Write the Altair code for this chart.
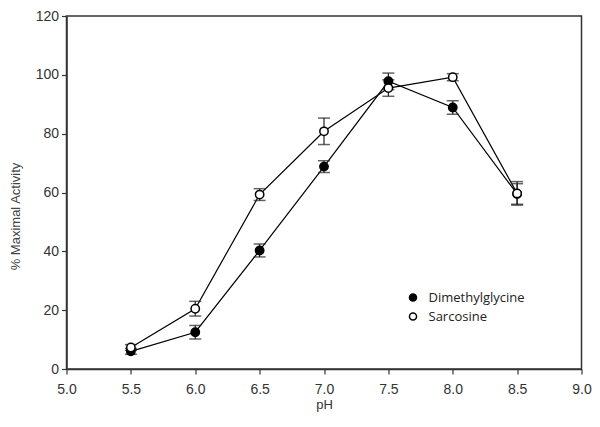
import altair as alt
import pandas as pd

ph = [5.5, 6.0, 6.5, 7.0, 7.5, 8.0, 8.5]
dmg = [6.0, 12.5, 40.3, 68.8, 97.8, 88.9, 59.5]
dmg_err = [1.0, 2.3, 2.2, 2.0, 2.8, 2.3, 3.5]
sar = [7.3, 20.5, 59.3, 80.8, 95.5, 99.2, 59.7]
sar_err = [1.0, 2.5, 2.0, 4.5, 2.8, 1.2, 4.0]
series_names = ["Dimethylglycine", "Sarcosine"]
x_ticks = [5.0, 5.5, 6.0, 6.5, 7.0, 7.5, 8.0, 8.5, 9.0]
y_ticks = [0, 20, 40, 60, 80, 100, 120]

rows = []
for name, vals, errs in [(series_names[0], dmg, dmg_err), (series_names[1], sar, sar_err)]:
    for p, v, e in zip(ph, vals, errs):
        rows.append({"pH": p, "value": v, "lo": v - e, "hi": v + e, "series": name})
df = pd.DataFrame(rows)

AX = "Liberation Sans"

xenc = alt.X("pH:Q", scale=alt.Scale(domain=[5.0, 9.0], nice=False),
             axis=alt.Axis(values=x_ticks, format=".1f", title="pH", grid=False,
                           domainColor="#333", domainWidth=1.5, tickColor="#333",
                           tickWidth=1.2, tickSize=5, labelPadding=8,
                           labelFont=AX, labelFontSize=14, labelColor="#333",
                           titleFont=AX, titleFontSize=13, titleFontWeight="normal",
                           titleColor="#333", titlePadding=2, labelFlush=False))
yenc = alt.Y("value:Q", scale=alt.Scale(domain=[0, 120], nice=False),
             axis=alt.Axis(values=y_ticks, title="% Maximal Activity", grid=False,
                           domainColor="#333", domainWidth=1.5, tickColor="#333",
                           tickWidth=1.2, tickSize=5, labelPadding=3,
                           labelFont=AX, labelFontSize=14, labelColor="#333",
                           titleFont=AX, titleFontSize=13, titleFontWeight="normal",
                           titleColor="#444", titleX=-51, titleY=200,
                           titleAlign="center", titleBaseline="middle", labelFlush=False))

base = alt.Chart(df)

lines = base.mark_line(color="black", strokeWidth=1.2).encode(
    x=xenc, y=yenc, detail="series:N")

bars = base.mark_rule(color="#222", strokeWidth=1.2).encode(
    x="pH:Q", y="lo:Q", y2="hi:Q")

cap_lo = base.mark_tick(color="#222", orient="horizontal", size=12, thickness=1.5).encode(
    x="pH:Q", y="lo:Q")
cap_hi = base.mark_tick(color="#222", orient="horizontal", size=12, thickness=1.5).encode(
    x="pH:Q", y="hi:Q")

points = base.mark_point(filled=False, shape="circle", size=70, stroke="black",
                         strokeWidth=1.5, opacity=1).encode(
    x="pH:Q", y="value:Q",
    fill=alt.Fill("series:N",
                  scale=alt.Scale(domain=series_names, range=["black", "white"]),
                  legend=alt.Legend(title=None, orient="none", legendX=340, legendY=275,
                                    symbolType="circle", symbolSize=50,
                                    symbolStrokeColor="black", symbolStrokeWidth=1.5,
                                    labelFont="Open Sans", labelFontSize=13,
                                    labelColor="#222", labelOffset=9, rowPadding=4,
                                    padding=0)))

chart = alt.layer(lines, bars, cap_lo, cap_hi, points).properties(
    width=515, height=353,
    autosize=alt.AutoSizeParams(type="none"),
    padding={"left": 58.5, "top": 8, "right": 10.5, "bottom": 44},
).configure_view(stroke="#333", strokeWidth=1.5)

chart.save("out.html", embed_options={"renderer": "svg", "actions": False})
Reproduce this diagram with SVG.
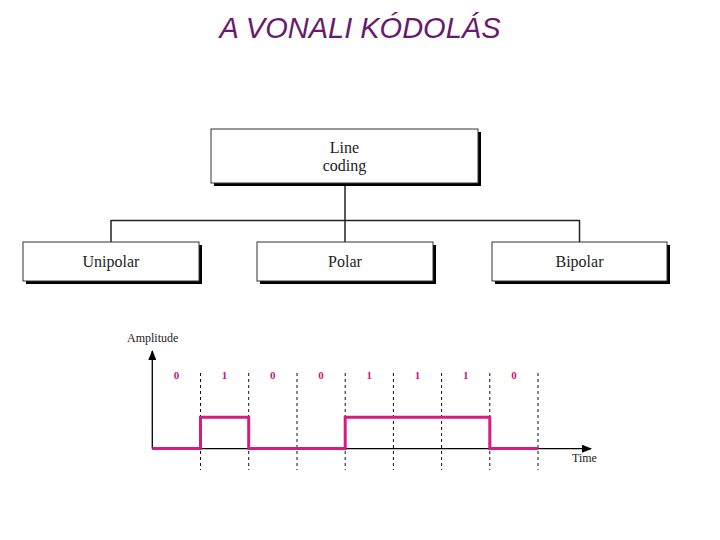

▶ [What needs to be done]: Every record above should be written out again without change, except that the pictures are left out.

▶ [Finished answer]:
Write the Altair code for this chart.
import altair as alt
import pandas as pd

ph = [5.5, 6.0, 6.5, 7.0, 7.5, 8.0, 8.5]
dmg = [6.0, 12.5, 40.3, 68.8, 97.8, 88.9, 59.5]
dmg_err = [1.0, 2.3, 2.2, 2.0, 2.8, 2.3, 3.5]
sar = [7.3, 20.5, 59.3, 80.8, 95.5, 99.2, 59.7]
sar_err = [1.0, 2.5, 2.0, 4.5, 2.8, 1.2, 4.0]
series_names = ["Dimethylglycine", "Sarcosine"]
x_ticks = [5.0, 5.5, 6.0, 6.5, 7.0, 7.5, 8.0, 8.5, 9.0]
y_ticks = [0, 20, 40, 60, 80, 100, 120]

rows = []
for name, vals, errs in [(series_names[0], dmg, dmg_err), (series_names[1], sar, sar_err)]:
    for p, v, e in zip(ph, vals, errs):
        rows.append({"pH": p, "value": v, "lo": v - e, "hi": v + e, "series": name})
df = pd.DataFrame(rows)

AX = "Liberation Sans"

xenc = alt.X("pH:Q", scale=alt.Scale(domain=[5.0, 9.0], nice=False),
             axis=alt.Axis(values=x_ticks, format=".1f", title="pH", grid=False,
                           domainColor="#333", domainWidth=1.5, tickColor="#333",
                           tickWidth=1.2, tickSize=5, labelPadding=8,
                           labelFont=AX, labelFontSize=14, labelColor="#333",
                           titleFont=AX, titleFontSize=13, titleFontWeight="normal",
                           titleColor="#333", titlePadding=2, labelFlush=False))
yenc = alt.Y("value:Q", scale=alt.Scale(domain=[0, 120], nice=False),
             axis=alt.Axis(values=y_ticks, title="% Maximal Activity", grid=False,
                           domainColor="#333", domainWidth=1.5, tickColor="#333",
                           tickWidth=1.2, tickSize=5, labelPadding=3,
                           labelFont=AX, labelFontSize=14, labelColor="#333",
                           titleFont=AX, titleFontSize=13, titleFontWeight="normal",
                           titleColor="#444", titleX=-51, titleY=200,
                           titleAlign="center", titleBaseline="middle", labelFlush=False))

base = alt.Chart(df)

lines = base.mark_line(color="black", strokeWidth=1.2).encode(
    x=xenc, y=yenc, detail="series:N")

bars = base.mark_rule(color="#222", strokeWidth=1.2).encode(
    x="pH:Q", y="lo:Q", y2="hi:Q")

cap_lo = base.mark_tick(color="#222", orient="horizontal", size=12, thickness=1.5).encode(
    x="pH:Q", y="lo:Q")
cap_hi = base.mark_tick(color="#222", orient="horizontal", size=12, thickness=1.5).encode(
    x="pH:Q", y="hi:Q")

points = base.mark_point(filled=False, shape="circle", size=70, stroke="black",
                         strokeWidth=1.5, opacity=1).encode(
    x="pH:Q", y="value:Q",
    fill=alt.Fill("series:N",
                  scale=alt.Scale(domain=series_names, range=["black", "white"]),
                  legend=alt.Legend(title=None, orient="none", legendX=340, legendY=275,
                                    symbolType="circle", symbolSize=50,
                                    symbolStrokeColor="black", symbolStrokeWidth=1.5,
                                    labelFont="Open Sans", labelFontSize=13,
                                    labelColor="#222", labelOffset=9, rowPadding=4,
                                    padding=0)))

chart = alt.layer(lines, bars, cap_lo, cap_hi, points).properties(
    width=515, height=353,
    autosize=alt.AutoSizeParams(type="none"),
    padding={"left": 58.5, "top": 8, "right": 10.5, "bottom": 44},
).configure_view(stroke="#333", strokeWidth=1.5)

chart.save("out.html", embed_options={"renderer": "svg", "actions": False})
Reproduce this diagram with SVG.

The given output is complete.